* **Data provided**:
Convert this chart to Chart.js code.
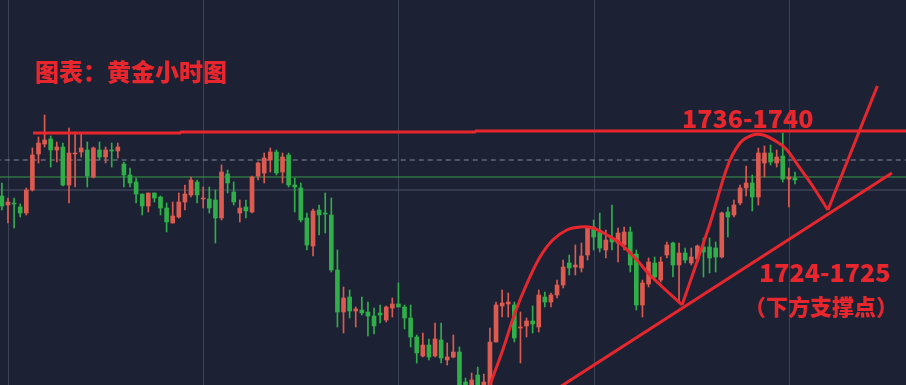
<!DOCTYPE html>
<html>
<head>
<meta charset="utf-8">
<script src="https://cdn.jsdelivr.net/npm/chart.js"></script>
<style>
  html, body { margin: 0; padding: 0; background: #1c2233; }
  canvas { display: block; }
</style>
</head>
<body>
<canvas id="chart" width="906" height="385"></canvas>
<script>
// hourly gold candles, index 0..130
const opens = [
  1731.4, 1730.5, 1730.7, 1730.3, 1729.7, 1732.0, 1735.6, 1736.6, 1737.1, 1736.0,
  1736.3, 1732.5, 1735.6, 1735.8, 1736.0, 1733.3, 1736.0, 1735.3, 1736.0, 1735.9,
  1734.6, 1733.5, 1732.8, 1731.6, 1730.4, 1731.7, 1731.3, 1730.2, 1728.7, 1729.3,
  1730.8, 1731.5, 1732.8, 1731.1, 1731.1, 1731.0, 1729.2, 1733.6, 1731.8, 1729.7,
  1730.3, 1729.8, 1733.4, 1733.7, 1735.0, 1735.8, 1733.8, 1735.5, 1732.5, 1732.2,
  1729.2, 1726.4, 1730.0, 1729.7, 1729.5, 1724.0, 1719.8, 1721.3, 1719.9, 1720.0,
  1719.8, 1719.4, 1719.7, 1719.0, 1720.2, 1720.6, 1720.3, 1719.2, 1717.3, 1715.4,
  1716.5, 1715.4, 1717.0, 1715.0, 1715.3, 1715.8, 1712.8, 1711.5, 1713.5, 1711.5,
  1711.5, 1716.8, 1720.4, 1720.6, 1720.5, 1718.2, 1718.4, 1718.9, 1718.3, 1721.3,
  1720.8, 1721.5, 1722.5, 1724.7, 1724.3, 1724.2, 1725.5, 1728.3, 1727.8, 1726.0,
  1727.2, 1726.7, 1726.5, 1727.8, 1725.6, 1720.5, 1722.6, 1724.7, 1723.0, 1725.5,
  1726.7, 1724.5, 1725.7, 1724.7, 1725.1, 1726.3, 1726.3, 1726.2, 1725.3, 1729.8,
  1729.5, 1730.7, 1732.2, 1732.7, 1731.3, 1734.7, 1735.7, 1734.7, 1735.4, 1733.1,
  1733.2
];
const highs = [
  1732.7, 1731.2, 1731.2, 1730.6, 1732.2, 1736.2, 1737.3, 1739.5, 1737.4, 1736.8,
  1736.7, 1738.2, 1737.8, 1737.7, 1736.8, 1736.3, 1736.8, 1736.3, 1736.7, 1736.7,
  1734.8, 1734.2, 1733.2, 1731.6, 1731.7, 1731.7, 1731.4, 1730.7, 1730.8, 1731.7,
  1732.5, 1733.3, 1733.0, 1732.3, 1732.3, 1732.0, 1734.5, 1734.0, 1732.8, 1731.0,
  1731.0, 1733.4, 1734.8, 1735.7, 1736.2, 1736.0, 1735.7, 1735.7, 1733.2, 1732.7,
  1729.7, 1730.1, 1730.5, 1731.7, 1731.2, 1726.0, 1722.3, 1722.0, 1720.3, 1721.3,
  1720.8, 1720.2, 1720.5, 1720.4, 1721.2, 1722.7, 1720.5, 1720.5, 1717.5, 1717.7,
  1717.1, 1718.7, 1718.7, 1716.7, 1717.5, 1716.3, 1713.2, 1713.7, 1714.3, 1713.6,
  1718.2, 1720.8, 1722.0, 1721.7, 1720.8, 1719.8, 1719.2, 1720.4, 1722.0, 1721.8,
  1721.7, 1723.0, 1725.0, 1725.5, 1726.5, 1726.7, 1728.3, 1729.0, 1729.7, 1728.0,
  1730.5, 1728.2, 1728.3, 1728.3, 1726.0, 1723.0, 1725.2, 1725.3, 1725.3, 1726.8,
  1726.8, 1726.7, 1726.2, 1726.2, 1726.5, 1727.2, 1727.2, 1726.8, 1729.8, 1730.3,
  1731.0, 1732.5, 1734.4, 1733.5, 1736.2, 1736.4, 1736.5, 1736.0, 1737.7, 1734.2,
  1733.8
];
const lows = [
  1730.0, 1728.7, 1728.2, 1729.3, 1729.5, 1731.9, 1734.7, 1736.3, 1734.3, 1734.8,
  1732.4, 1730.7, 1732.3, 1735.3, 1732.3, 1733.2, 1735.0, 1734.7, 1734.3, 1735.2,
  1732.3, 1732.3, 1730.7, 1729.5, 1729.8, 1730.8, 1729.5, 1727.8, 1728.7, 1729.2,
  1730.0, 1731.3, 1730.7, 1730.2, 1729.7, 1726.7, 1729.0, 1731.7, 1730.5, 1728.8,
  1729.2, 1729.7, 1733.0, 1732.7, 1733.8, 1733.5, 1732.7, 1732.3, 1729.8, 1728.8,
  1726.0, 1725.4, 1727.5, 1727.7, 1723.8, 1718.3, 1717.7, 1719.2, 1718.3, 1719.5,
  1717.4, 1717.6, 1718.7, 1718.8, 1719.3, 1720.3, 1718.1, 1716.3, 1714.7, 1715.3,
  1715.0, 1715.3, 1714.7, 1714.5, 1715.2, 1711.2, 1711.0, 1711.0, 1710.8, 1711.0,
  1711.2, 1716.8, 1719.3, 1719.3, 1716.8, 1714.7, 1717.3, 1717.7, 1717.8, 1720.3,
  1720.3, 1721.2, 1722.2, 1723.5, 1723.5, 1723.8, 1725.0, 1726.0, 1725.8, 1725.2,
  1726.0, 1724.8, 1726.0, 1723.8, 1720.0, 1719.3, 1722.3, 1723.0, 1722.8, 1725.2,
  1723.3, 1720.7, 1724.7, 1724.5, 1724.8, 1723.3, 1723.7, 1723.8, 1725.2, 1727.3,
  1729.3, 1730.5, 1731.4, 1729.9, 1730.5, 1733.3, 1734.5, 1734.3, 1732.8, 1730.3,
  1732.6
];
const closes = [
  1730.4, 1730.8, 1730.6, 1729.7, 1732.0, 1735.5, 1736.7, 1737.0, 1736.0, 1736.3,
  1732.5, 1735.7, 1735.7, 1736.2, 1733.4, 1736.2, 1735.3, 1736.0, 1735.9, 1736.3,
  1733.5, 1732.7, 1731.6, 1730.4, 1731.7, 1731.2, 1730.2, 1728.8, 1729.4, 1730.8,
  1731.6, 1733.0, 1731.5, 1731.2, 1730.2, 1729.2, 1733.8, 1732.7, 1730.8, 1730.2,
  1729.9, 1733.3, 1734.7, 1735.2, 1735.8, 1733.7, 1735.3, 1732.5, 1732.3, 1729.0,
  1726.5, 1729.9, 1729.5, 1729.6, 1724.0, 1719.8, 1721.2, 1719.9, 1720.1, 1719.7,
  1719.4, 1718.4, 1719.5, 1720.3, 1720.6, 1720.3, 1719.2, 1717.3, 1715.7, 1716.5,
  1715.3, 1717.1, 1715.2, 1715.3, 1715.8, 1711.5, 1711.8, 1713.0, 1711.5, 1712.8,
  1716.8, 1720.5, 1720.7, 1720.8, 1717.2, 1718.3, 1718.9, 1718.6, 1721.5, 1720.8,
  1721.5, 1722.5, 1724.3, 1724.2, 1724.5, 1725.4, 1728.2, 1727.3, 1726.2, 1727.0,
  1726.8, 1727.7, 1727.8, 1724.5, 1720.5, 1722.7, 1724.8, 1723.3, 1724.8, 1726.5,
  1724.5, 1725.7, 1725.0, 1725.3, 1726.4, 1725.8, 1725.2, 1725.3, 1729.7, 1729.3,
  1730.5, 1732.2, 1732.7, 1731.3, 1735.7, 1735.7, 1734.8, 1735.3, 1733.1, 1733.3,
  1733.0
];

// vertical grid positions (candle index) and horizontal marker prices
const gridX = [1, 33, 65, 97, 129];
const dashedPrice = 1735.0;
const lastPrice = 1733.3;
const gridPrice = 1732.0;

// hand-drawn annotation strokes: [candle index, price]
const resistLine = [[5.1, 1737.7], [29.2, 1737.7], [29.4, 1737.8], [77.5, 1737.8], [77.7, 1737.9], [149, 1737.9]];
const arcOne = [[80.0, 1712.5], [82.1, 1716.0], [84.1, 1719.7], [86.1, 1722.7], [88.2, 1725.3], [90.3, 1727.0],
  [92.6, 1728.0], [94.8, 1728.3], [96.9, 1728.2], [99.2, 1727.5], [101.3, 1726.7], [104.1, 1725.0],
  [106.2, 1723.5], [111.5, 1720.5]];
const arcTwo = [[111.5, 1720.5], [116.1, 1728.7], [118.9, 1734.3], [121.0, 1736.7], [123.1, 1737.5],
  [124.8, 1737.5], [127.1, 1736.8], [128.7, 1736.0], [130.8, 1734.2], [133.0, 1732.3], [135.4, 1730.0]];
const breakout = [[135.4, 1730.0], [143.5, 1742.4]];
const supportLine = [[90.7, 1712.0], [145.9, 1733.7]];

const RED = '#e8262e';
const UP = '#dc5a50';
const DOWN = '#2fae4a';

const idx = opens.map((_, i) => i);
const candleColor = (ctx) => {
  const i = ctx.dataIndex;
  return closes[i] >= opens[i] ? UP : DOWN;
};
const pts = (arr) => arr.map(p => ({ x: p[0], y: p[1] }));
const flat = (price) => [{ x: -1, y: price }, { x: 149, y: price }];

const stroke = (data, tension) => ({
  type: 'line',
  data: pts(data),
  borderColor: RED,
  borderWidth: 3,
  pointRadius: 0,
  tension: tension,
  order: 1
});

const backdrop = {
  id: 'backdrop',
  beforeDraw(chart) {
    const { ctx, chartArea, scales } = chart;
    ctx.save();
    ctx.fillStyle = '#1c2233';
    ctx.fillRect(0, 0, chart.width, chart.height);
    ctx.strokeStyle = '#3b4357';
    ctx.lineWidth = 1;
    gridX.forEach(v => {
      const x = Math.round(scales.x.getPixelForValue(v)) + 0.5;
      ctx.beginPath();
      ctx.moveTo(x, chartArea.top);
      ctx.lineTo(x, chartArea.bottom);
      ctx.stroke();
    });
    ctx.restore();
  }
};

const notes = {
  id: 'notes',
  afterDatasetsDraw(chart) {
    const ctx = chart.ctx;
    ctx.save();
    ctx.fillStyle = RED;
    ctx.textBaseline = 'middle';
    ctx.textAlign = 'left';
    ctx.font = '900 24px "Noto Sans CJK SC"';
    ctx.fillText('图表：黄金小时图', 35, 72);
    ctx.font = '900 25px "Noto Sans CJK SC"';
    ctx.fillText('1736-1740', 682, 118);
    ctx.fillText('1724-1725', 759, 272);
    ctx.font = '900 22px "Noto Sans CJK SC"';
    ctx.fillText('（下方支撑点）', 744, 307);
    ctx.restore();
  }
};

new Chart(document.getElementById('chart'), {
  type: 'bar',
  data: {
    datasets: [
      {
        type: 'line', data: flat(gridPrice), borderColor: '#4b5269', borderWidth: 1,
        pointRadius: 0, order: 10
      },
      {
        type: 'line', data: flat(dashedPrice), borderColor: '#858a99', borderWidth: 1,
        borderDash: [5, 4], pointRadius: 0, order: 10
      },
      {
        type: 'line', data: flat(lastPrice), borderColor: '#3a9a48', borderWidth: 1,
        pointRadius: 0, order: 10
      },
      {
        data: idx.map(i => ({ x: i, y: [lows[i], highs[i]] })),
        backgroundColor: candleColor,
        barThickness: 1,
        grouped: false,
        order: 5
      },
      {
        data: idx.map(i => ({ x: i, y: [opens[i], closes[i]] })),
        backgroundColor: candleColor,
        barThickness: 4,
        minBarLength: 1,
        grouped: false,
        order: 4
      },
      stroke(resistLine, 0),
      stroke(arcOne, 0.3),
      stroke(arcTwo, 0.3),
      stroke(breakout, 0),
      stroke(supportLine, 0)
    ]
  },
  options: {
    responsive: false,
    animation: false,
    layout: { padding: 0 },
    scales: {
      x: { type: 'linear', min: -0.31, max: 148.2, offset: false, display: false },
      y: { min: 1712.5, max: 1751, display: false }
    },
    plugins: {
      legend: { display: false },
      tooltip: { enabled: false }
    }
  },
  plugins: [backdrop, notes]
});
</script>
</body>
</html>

--

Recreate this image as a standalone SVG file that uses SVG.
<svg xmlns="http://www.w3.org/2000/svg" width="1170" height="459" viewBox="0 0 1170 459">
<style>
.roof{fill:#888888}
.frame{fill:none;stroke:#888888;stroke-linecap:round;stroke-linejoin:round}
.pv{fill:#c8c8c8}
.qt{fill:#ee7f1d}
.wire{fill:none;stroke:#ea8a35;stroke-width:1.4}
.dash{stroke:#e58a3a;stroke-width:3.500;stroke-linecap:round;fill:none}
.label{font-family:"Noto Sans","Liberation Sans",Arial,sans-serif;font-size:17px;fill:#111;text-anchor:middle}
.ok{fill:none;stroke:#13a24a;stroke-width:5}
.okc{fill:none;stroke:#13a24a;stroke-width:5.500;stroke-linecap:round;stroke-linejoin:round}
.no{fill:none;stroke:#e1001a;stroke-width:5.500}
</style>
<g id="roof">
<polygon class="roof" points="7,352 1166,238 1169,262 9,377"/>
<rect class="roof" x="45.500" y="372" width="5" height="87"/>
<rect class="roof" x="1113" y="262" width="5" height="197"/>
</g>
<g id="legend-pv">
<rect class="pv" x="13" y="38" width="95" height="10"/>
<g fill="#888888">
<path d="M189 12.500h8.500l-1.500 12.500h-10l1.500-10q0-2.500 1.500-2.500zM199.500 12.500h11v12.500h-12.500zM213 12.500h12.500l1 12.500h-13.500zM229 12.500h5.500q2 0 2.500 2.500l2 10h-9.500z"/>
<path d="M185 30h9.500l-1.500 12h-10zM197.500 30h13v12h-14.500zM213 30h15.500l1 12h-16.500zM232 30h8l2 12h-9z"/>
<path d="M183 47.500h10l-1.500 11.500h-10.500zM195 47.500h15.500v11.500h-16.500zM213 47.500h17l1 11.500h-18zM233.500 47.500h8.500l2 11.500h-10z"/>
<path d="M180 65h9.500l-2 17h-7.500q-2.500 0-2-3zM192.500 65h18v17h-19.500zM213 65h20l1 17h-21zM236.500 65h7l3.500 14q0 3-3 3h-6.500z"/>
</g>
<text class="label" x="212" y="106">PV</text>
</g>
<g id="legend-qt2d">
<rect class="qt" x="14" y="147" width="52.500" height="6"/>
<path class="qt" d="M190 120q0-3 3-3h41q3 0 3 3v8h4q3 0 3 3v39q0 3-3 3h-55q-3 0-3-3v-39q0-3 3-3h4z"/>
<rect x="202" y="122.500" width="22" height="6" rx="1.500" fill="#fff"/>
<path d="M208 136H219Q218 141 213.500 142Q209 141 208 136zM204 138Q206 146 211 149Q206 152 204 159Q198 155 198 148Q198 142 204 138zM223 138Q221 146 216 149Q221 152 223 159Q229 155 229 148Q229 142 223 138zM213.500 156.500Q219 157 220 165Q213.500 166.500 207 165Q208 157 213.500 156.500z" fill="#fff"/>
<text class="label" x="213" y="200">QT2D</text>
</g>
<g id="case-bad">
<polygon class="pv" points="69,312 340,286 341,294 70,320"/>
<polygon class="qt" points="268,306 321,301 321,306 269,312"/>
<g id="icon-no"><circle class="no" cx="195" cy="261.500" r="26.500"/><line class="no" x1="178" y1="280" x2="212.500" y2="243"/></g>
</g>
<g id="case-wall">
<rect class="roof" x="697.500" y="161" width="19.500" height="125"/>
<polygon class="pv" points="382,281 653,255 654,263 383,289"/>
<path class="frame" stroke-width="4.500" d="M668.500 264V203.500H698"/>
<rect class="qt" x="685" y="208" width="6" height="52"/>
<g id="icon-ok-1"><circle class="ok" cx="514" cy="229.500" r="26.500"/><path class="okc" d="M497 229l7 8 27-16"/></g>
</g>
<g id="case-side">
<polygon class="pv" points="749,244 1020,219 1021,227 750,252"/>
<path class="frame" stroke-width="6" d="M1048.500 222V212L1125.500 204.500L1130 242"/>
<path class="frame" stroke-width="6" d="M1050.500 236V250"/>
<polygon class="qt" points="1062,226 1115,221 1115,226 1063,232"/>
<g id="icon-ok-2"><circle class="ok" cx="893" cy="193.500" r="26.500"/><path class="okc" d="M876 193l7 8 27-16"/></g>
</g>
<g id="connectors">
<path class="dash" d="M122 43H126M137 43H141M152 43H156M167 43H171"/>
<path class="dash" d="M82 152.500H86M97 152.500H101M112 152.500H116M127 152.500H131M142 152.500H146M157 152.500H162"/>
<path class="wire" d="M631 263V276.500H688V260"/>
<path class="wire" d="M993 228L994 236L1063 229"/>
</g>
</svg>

* **Given problem**:
Only lines with the word "this" should be collected from the material.

* **Result of the exercise**:
Convert this chart to Chart.js code.
Recreate this image as a standalone SVG file that uses SVG.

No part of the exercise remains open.